Ildefonso Bagasao, president of nonprofit group Economic
Resource Center for Overseas Filipinos, the project
consultant, said the EC and IOM picked the Philippines
and Indonesia based on recorded volume of remittances
from
Europe.
Bagasao
said that even if the proponents wanted to include other
countries in the region, there are no available data
coming from other Southeast Asian countries, such as
those from the Greater Mekong peninsula.
Results
of the study will be used as a working document for a
policy dialogue, first between the
Philippines
and Italy, and then Indonesia and the Netherlands.
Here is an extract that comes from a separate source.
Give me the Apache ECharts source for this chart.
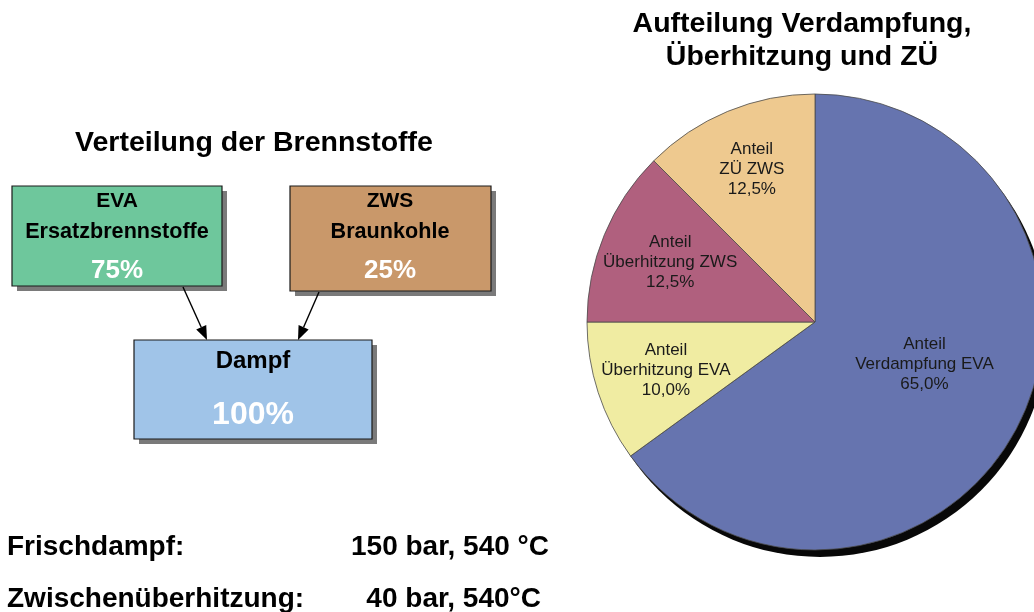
<!DOCTYPE html>
<html><head><meta charset="utf-8">
<script src="https://cdn.jsdelivr.net/npm/echarts@6/dist/echarts.min.js"></script>
<style>html,body{margin:0;padding:0;background:#fff}#c{width:1034px;height:612px}</style>
</head><body><div id="c"></div>
<script>
// ---- data ----
const pieNames = ['Anteil\nVerdampfung EVA', 'Anteil\nÜberhitzung EVA', 'Anteil\nÜberhitzung ZWS', 'Anteil\nZÜ ZWS'];
const pieValues = [65.0, 10.0, 12.5, 12.5];
const fuelTitles = ['EVA', 'ZWS'];
const fuelNames = ['Ersatzbrennstoffe', 'Braunkohle'];
const fuelShares = [75, 25];
const steamTitle = 'Dampf';
const paramLabels = ['Frischdampf:', 'Zwischenüberhitzung:'];
const paramValues = ['150 bar, 540 °C', '40 bar, 540°C'];

const FONT = '"Liberation Sans", Arial, Helvetica, sans-serif';
const pieColors = ['#6674AF', '#F0ECA2', '#B0607E', '#EEC98F'];
const boxColors = ['#6EC79C', '#C9986A'];
const cx = 815, cy = 322, R = 228;

const chart = echarts.init(document.getElementById('c'), null, {renderer: 'canvas'});

function txt(x, y, s, size, color, align) {
  return {type: 'text', z: 20, style: {x: x, y: y, text: s, fill: color || '#000',
    font: 'bold ' + size + 'px ' + FONT, textAlign: align || 'center', textVerticalAlign: 'middle'}};
}
function box(x, y, w, h, fill) {
  return [
    {type: 'rect', z: 5, shape: {x: x + 5, y: y + 5, width: w, height: h}, style: {fill: '#7a7a7a'}},
    {type: 'rect', z: 6, shape: {x: x, y: y, width: w, height: h}, style: {fill: fill, stroke: '#1a1a1a', lineWidth: 1.2}}
  ];
}
function arrow(x1, y1, x2, y2) {
  const a = Math.atan2(y2 - y1, x2 - x1), L = 14, W = 5.5;
  const bx = x2 - L * Math.cos(a), by = y2 - L * Math.sin(a);
  return [
    {type: 'line', z: 8, shape: {x1: x1, y1: y1, x2: bx, y2: by}, style: {stroke: '#000', lineWidth: 1.4}},
    {type: 'polygon', z: 8, shape: {points: [[x2, y2], [bx + W * Math.sin(a), by - W * Math.cos(a)], [bx - W * Math.sin(a), by + W * Math.cos(a)]]}, style: {fill: '#000'}}
  ];
}

const fmt = v => v.toFixed(1).replace('.', ',') + '%';
const total = fuelShares.reduce((a, b) => a + b, 0);

const graphics = [].concat(
  box(12, 186, 210, 100, boxColors[0]),
  box(290, 186, 201, 105, boxColors[1]),
  box(134, 340, 238, 99, '#A0C4E8'),
  arrow(183, 287, 207, 340),
  arrow(319, 292, 298, 340),
  [
    txt(254, 143, 'Verteilung der Brennstoffe', 28.5),
    txt(117, 201, fuelTitles[0], 21),
    txt(117, 232, fuelNames[0], 21.6),
    txt(117, 271, fuelShares[0] + '%', 26, '#ffffff'),
    txt(390, 201, fuelTitles[1], 21),
    txt(390, 232, fuelNames[1], 21.6),
    txt(390, 271, fuelShares[1] + '%', 26, '#ffffff'),
    txt(253, 361, steamTitle, 24),
    txt(253, 415, total + '%', 32, '#ffffff'),
    txt(7, 547, paramLabels[0], 28, '#000', 'left'),
    txt(549, 547, paramValues[0], 28, '#000', 'right'),
    txt(7, 599, paramLabels[1], 28, '#000', 'left'),
    txt(541, 599, paramValues[1], 28, '#000', 'right'),
    txt(802, 24, 'Aufteilung Verdampfung,', 28.5),
    txt(802, 57, 'Überhitzung und ZÜ', 28.5),
    {type: 'circle', z: -10, shape: {cx: cx + 5, cy: cy + 7, r: R}, style: {fill: '#080808'}}
  ]
);

const kOut = [0.05, 0.34, 0.34, 0.41];
const dyFix = [-13, 0, 0, 0];

chart.setOption({
  backgroundColor: '#ffffff',
  animation: false,
  graphic: {elements: graphics},
  series: [{
    type: 'pie',
    z: 2,
    center: [cx, cy],
    radius: R,
    startAngle: 90,
    clockwise: true,
    silent: true,
    data: pieNames.map((n, i) => ({name: n, value: pieValues[i], itemStyle: {color: pieColors[i]}})),
    itemStyle: {borderColor: '#4a4a4a', borderWidth: 0.8},
    label: {
      show: true, position: 'inside', color: '#1a1a1a', fontFamily: FONT, fontSize: 17, lineHeight: 20,
      formatter: p => p.name + '\n' + fmt(p.value)
    },
    labelLayout: function (p) {
      const r = p.labelRect;
      const lx = r.x + r.width / 2, ly = r.y + r.height / 2;
      const k = kOut[p.dataIndex];
      return {dx: (lx - cx) * k, dy: (ly - cy) * k + dyFix[p.dataIndex]};
    }
  }]
});
</script></body></html>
The
measure is seen as instrumental in the creation of a
Euro-Asian remittance and development report that will
include action plans for other areas in the region and
in Europe.
There
are about 8.2 million Filipinos abroad, known as OFW, or
overseas Filipino workers.
According to a World Bank study, total remittances to
the Philippines should be $17 billion, including
informal remittances of between $3 billion and $8
billion.
Last
year Filipinos abroad remitted some $14.4 billion,
according to numbers from the central bank. The amount
is larger than the combined official development
assistance and foreign direct investments to the
Philippines.
There
are about 800,000 undocumented Filipino migrants abroad,
an estimated 20,000 of them are in
Italy
and 125,000 in Malaysia.
On the
other hand, there were 4.3 million Indonesians working
abroad, most of them contract workers in oil-rich Saudi
Arabia and or migrants in the Netherlands, Indonesia’s
former colonial ruler. In 2007 Indonesians abroad are
estimated to have sent some $5.7 billion to Indonesia.